START

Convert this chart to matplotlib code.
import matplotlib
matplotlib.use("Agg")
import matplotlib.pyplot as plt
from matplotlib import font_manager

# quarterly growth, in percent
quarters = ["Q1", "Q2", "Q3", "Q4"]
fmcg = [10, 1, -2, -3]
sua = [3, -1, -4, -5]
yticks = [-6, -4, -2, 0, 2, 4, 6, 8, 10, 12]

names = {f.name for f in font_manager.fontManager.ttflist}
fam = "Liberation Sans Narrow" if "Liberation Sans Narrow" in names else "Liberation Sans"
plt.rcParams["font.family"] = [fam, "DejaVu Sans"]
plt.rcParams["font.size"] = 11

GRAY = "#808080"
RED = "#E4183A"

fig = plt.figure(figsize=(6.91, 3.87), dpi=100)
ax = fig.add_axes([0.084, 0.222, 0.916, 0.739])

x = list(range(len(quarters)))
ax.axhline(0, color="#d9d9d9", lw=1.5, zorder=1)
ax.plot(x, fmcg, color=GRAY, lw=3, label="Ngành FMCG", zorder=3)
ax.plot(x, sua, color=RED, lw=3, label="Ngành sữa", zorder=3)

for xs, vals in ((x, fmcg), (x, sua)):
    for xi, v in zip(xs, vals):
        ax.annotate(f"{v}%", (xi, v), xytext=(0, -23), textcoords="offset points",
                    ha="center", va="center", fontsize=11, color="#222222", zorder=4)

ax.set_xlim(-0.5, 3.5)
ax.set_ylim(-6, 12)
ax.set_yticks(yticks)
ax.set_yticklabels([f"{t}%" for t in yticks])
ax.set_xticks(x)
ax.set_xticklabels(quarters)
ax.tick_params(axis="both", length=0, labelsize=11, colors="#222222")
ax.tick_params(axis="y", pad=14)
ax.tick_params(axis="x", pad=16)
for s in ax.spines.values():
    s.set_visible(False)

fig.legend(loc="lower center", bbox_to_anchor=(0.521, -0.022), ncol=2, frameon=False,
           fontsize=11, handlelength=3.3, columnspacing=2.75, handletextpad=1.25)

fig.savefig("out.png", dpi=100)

END

» **REQUIRED WORK**:
Retype the listing above in full, with no alterations.

» **WRITTEN SOLUTION**:
Convert this chart to matplotlib code.
import matplotlib
matplotlib.use("Agg")
import matplotlib.pyplot as plt
from matplotlib import font_manager

# quarterly growth, in percent
quarters = ["Q1", "Q2", "Q3", "Q4"]
fmcg = [10, 1, -2, -3]
sua = [3, -1, -4, -5]
yticks = [-6, -4, -2, 0, 2, 4, 6, 8, 10, 12]

names = {f.name for f in font_manager.fontManager.ttflist}
fam = "Liberation Sans Narrow" if "Liberation Sans Narrow" in names else "Liberation Sans"
plt.rcParams["font.family"] = [fam, "DejaVu Sans"]
plt.rcParams["font.size"] = 11

GRAY = "#808080"
RED = "#E4183A"

fig = plt.figure(figsize=(6.91, 3.87), dpi=100)
ax = fig.add_axes([0.084, 0.222, 0.916, 0.739])

x = list(range(len(quarters)))
ax.axhline(0, color="#d9d9d9", lw=1.5, zorder=1)
ax.plot(x, fmcg, color=GRAY, lw=3, label="Ngành FMCG", zorder=3)
ax.plot(x, sua, color=RED, lw=3, label="Ngành sữa", zorder=3)

for xs, vals in ((x, fmcg), (x, sua)):
    for xi, v in zip(xs, vals):
        ax.annotate(f"{v}%", (xi, v), xytext=(0, -23), textcoords="offset points",
                    ha="center", va="center", fontsize=11, color="#222222", zorder=4)

ax.set_xlim(-0.5, 3.5)
ax.set_ylim(-6, 12)
ax.set_yticks(yticks)
ax.set_yticklabels([f"{t}%" for t in yticks])
ax.set_xticks(x)
ax.set_xticklabels(quarters)
ax.tick_params(axis="both", length=0, labelsize=11, colors="#222222")
ax.tick_params(axis="y", pad=14)
ax.tick_params(axis="x", pad=16)
for s in ax.spines.values():
    s.set_visible(False)

fig.legend(loc="lower center", bbox_to_anchor=(0.521, -0.022), ncol=2, frameon=False,
           fontsize=11, handlelength=3.3, columnspacing=2.75, handletextpad=1.25)

fig.savefig("out.png", dpi=100)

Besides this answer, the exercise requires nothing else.